I can easily sympathise with a particular critic who neglected to mention in his review three years ago that performances of the L.A. “Ring”, particularly the final “Götterdämmerung”, had been booed. In fact one other critic had written . . . . . .

“I have never heard anything close to the amount, volume, and ferocity of the booing following the April 3 premiere of Los Angeles Opera’s production of Richard Wagner’s “Götterdämmerung,”

This sort of observation was justified by my own editor who suggested that critics are journalists who should “say something about the whole performance”. Surely, the audience reaction is part of the “whole performance”?

Another observation by a critic in L.A. . . . . .

The director “jauntily jogged right to the front of the stage, smiling, as if to challenge both booers and the rising rival chorus of bravos . . . . . . The boo’s won.”

It is sad to read that Zeffirelli is recorded as saying  “I belong to a generation where being faithful to the authors was the automatic rule.
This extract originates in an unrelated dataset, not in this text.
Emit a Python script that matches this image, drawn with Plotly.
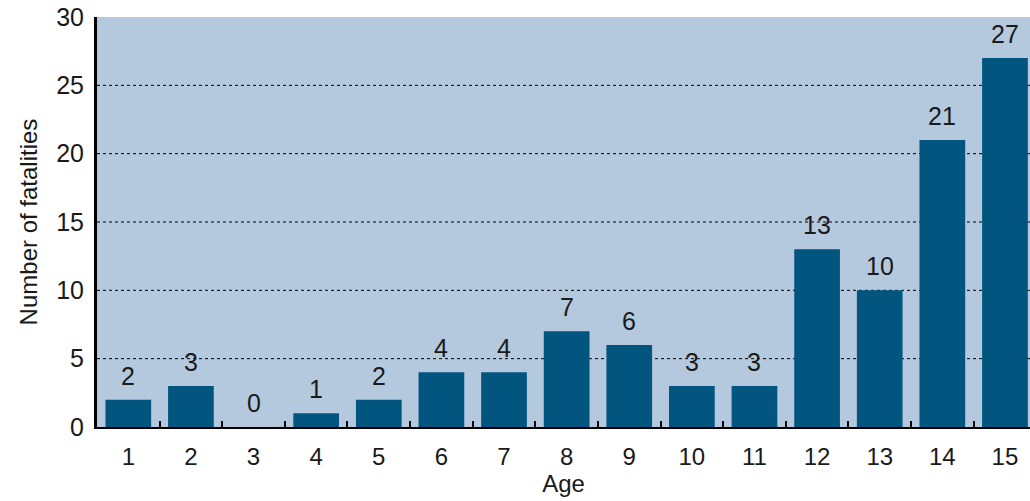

Now you have to be unfaithful to be interesting.”

One argument that favours the “weird”  is the televising of operas which often gives a more favourable view of an “unfaithful” approach. The audience, on the other hand is looking at a wide stage. Even the ‘Lohengrin’ mentioned above looks rather scruffy during “In fernem Land”. The few shots of the whole stage in the video actually show this, although I obviously did not worry about it at the time!

Even a short search on the internet will reveal many occasions where audiences have become more intolerant of extremely “unfaithful” productions. For example, it is not surprising that the Met audience did not appreciate a scene in the 2009 production of ’Tosca’ “where the villain tries to become intimate with a statue of the Virgin Mary.”
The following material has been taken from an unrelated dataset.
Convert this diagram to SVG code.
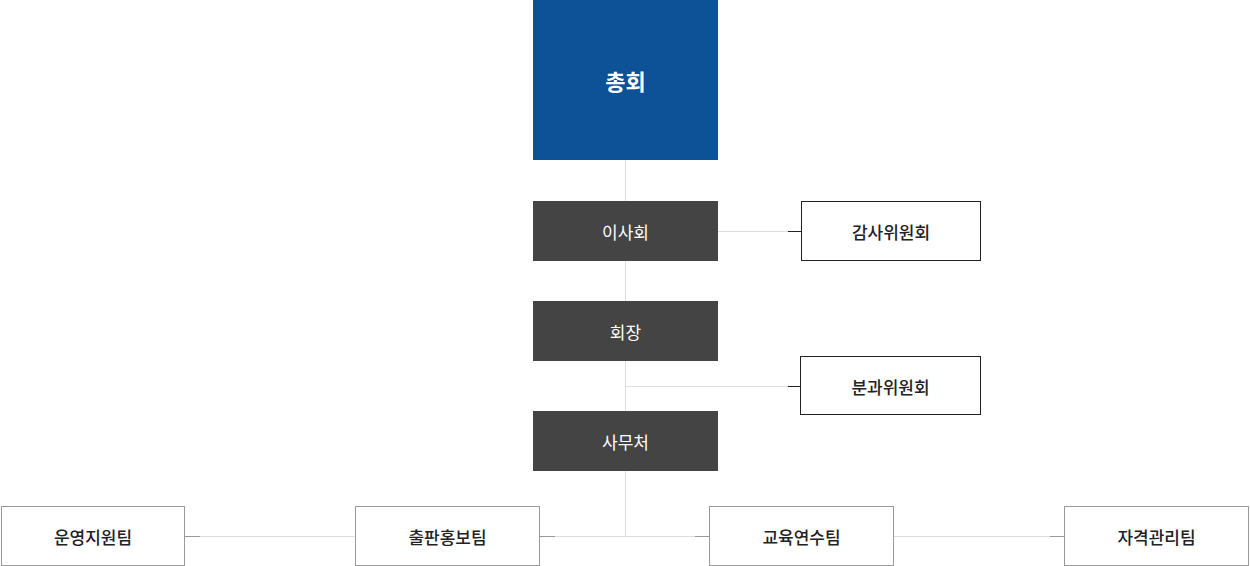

There were many reactions from the press ranging from Bloomberg’s “How did this dopey show get on the stage?” to The New Yorker’s “Fiasco!!” The director was subsequently effectively sacked and his proposed production of Rigoletto was rejected in favour of a new director whose . . . . .
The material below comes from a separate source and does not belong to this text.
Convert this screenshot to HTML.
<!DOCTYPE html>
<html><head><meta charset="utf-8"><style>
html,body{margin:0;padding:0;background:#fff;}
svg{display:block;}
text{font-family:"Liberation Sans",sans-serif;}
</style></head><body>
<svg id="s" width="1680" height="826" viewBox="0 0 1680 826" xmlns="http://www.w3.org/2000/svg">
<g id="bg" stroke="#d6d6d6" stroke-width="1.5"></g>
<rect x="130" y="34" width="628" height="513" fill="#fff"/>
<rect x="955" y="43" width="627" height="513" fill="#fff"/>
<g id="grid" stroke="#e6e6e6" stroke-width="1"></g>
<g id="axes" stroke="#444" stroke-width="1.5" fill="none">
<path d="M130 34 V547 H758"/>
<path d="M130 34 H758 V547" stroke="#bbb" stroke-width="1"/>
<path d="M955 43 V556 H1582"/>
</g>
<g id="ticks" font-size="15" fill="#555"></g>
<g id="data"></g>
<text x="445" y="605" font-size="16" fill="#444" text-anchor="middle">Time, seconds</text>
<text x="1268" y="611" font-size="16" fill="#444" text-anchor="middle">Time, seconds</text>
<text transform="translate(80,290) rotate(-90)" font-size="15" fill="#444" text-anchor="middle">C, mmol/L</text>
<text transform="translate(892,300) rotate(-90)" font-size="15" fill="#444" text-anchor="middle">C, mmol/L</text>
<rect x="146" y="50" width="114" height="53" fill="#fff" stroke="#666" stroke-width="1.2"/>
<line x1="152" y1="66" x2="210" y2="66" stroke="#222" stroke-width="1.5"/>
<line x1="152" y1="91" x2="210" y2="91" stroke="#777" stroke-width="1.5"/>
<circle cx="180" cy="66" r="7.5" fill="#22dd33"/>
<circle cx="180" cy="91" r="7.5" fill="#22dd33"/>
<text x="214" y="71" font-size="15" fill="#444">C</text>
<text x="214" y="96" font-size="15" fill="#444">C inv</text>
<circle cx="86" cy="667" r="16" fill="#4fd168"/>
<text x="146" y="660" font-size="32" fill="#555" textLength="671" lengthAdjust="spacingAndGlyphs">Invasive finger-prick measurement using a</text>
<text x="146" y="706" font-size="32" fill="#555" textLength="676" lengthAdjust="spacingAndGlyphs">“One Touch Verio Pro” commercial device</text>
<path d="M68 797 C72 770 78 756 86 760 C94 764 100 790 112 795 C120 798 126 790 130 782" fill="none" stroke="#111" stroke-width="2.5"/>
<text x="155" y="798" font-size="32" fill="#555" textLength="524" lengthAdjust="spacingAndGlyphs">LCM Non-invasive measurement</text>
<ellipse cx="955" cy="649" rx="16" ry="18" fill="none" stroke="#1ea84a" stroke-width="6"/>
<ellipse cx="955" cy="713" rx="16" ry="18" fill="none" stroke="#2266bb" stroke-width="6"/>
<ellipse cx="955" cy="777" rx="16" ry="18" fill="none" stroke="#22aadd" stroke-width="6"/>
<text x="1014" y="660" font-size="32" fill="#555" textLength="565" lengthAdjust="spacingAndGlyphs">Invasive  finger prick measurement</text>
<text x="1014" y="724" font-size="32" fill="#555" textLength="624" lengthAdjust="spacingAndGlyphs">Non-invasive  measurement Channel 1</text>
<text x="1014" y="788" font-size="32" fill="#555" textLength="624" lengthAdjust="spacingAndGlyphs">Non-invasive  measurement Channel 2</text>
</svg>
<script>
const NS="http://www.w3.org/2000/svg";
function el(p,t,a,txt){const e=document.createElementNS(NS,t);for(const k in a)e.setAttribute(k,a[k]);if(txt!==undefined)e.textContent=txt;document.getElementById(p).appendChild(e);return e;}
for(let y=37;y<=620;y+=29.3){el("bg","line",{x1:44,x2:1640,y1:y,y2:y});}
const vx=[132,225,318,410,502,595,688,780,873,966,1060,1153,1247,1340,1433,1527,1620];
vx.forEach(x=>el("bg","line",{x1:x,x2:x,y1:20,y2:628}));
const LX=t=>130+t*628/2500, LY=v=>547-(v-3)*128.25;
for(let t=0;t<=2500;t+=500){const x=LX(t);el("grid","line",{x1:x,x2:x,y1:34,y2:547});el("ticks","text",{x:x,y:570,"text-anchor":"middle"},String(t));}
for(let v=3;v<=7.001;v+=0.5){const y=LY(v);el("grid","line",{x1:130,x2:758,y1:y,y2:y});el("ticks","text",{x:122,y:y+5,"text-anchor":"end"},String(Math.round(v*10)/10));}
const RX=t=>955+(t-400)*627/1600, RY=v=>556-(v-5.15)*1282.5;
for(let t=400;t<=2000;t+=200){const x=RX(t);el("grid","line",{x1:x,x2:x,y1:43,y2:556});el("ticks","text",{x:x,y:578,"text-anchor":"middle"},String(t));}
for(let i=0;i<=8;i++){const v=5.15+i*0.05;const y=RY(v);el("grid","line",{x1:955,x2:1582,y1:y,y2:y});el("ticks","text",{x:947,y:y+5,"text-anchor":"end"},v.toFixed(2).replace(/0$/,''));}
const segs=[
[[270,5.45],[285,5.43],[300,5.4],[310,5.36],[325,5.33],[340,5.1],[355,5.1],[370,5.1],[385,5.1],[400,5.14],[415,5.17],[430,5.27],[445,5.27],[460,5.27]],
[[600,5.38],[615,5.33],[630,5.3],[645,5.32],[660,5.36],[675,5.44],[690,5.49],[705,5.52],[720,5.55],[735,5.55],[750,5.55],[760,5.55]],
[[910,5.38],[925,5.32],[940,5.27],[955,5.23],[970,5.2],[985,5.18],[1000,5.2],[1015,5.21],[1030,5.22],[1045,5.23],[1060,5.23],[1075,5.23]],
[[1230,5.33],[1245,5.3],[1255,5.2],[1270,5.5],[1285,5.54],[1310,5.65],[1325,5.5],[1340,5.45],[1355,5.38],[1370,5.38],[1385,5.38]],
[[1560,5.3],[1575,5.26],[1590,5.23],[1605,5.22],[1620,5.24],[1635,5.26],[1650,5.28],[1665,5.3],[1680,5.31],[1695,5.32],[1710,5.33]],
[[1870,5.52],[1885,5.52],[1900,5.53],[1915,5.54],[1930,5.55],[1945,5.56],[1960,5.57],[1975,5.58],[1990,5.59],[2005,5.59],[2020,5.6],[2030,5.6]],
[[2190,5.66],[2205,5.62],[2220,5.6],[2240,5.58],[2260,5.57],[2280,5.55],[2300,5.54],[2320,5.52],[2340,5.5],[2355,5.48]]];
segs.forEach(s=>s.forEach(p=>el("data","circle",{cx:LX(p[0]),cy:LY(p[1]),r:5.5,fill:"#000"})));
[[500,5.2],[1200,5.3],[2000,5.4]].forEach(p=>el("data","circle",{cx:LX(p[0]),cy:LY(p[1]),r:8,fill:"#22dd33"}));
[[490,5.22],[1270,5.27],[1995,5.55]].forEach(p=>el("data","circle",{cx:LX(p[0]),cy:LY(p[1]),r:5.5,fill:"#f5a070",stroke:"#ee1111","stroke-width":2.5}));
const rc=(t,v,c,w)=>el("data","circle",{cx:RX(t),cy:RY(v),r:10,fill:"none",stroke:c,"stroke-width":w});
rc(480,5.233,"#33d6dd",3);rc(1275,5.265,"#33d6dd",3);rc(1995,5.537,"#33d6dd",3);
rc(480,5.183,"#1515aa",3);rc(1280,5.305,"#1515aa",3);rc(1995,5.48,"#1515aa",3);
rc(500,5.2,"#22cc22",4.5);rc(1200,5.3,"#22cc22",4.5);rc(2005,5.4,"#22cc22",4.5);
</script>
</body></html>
“ transformation of Verdi’s tragic opera from the ducal palace in Mantua, circa 1600, to a Las Vegas casino, circa 1960, is no less spectacular (or eye-rolling, depending on one’s tolerance for the unorthodox) . . . . . but once one adjusts to the myriad flashing neon signs in the opening act, including a bare-bottomed stripper and a bubbling champagne glass, the music of one of Verdi’s most popular operas takes over.”

Once again, faithfulness, the musicians and singers have won the day!

Last year, a Covent Garden audience felt their evening watching ‘Rusalka’ had been ruined by the fact that director had set the opera in a brothel. They booed the director and felt that perhaps, like the Met’, the management should notice their reaction?

So what has happened as a reaction to this booing?

Let’s look at the good stuff first. Two months ago, I read about the Pittsburgh Opera where . . . . .

“The Triumphal Scene featured many extra elements, including two horses ridden by members of the Allegheny Country Police Mounted Patrol, a python, a hawk, and four greyhounds with their handlers.”

But they also brought figures from the USA’s  iconic sport which must help to bring opera to the people without any unfaithfulness or cruelty to sopranos. I personally love this!!

“Former Steelers quarterback Charlie Batch was the “Champion of Champions” on Saturday. He comported himself with dignity and exchanged salutes with Radames. Bob Friend, Franco Harris and Phil Bourge will take this silent role at subsequent performances.”

However this year in Bayreuth, known for its imaginative productions, ‘Götterdämmerung’ was booed for 15 minutes. Maybe Shirley Apthorp’s description explains why . . .

“This is Berlin’s Alexanderplatz, where two giant crocodiles lumber past overflowing rubbish bins during Siegfried’s love duet with Brünnhilde. One of them swallows the Waldvogel – her high heels can be seen kicking feebly between its teeth as the two sing on. Earlier, when Siegfried blasted Mime full of holes with a machine gun, a member of the public collapsed. Hagen and Günter run a kebab stand in a forgotten corner of East Berlin. . . . . . . For these and a thousand other petty provocations, the Bayreuth audience rewarded the stage director with more than 15 minutes of solid booing when he appeared for his curtain call”.

This was the bicentenary performance of the ‘Ring’, no less!! It was noted that

“The director seemed determined to stick it out, standing on stage for a good 10 minutes, bowing graciously and making thumbs-up gestures. He even returned for a second helping and appeared to be revelling in the scandal, pointing at his watch to suggest he had time to listen to it.”

But there’s even more distasteful stuff. The “thousand other petty provocations” included. the scene where

“Two disheveled gods, Wotan and Erda, eat pasta and tomato sauce and indulge in joyless” indescribable acts . . . and . . .  “Brünnhilde goes to sleep in Baku, Azerbaijan, and awakes in a socialist utopia Mount Rushmore with the faces of Stalin, Lenin, Marx and Mao carved into the rock.”

Two months ago in Paris, audiences booed the production of ‘Aida’. How on earth can anyone boo ‘Aida’? Perhaps the appearance of gypsies, military police, tanks and Gestapo officers with machine guns in the Italian Risorgimento had something to do with it?

What next?

Having just witnessed the Seahawks defeat the Giants away from home 23 to zip in New Jersey – poetry in motion, especially slow motion!! (I was watching in a bar eating an enormous prime rib sandwich and drinking a pint of Guiness), I would suggest that opera companies go even further than Pittsburgh and hire Pete Caroll to direct their next productions.